The reference length (rlen, used in BCF) MUST be computed as ref_allele.len() for concrete alleles. For symbolic alleles with an END INFO field, rlen MUST be END - POS + 1.

vcf_record.allele_count

n_allele counts ALL alleles including REF. A record with REF=A and ALT=T has n_allele=2. A record with no ALT (monomorphic/reference site) has n_allele=1.

vcf_record.smallvec

Alt alleles, INFO fields, FORMAT keys, and per-sample values MUST use SmallVec with inline capacity tuned for common cases (2 alt alleles, 8 INFO fields, 6 FORMAT keys) to avoid heap allocation for typical records.

Type-safe alleles

[VCF43] §1.3.1 — REF: reference base(s). ALT: comma-separated list of alternate non-reference alleles. Rules for representing SNVs, insertions, deletions, and complex events via REF/ALT padding conventions.

vcf_record.alleles_typed

Alleles MUST be represented via a type-safe enum with variants for common VCF allele patterns: reference-only (REF with no ALT), SNV (single-base REF and ALT), insertion (anchor base + inserted bases), deletion (anchor base + deleted bases), and complex (arbitrary REF/ALT strings for MNVs, symbolic alleles, or mixed multi-allelic sites).
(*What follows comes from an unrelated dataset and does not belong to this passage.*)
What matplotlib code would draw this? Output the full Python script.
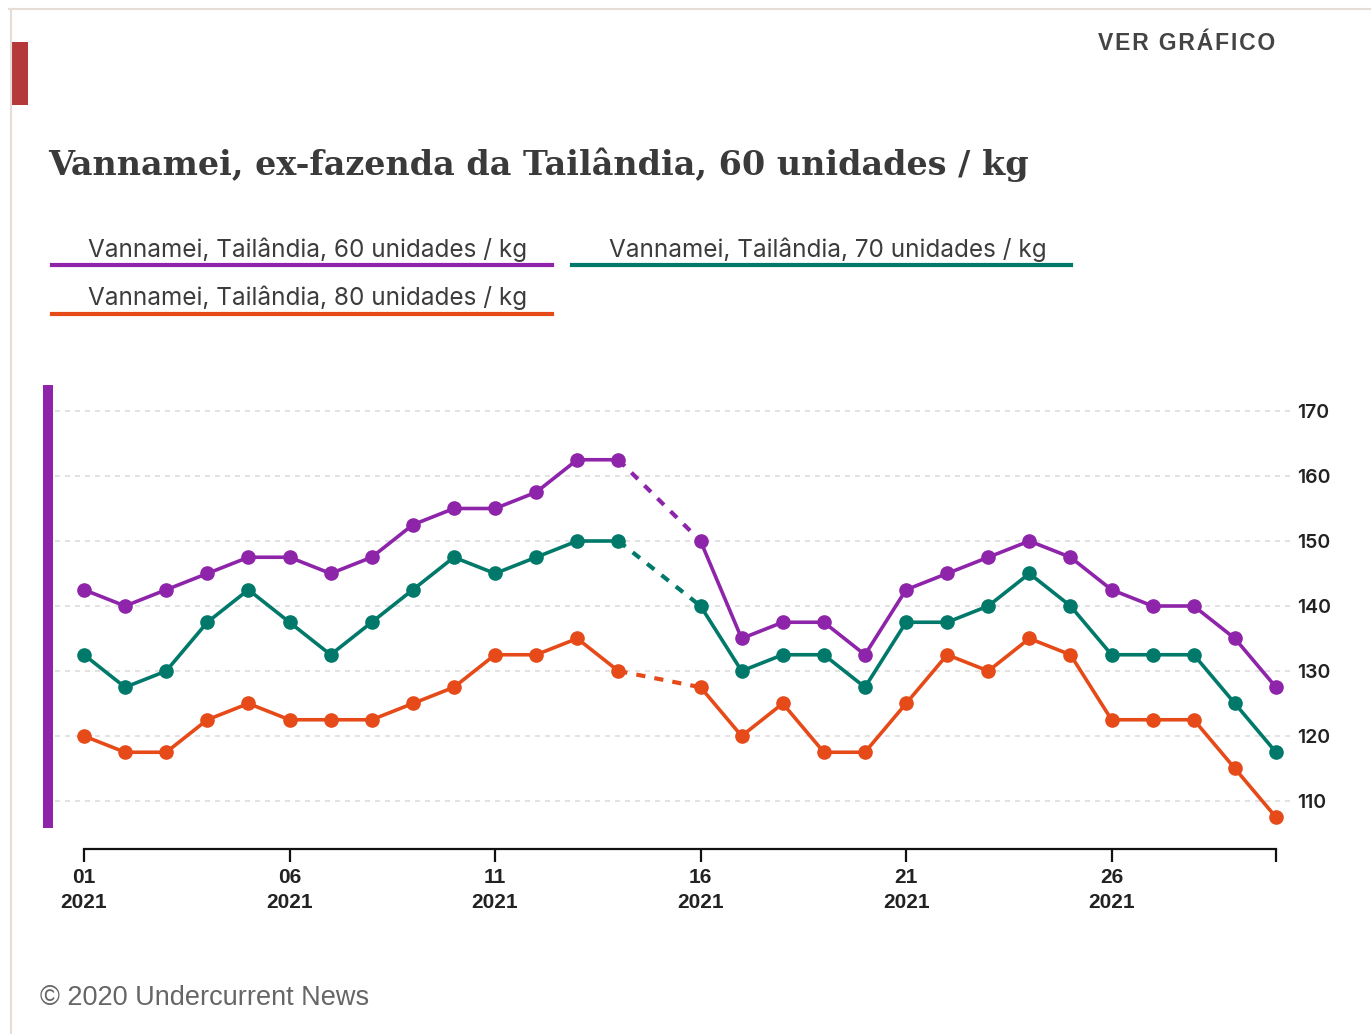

Construction MUST validate structural invariants: SNV alts must differ from ref, insertion/deletion sequences must be non-empty.

vcf_record.alleles_rlen

The reference length (rlen) MUST be derived from the alleles variant: 1 for Reference, SNV, and Insertion; 1 + deleted.len() for Deletion; ref_allele.len() for Complex. This replaces manual rlen computation.

vcf_record.alleles_serialization

VCF REF/ALT text serialization MUST be handled by the alleles type. Each variant produces the correct VCF encoding: Insertion emits anchor as REF and anchor+inserted as ALT; Deletion emits anchor+deleted as REF and anchor as ALT; Reference emits the ref base with . as ALT.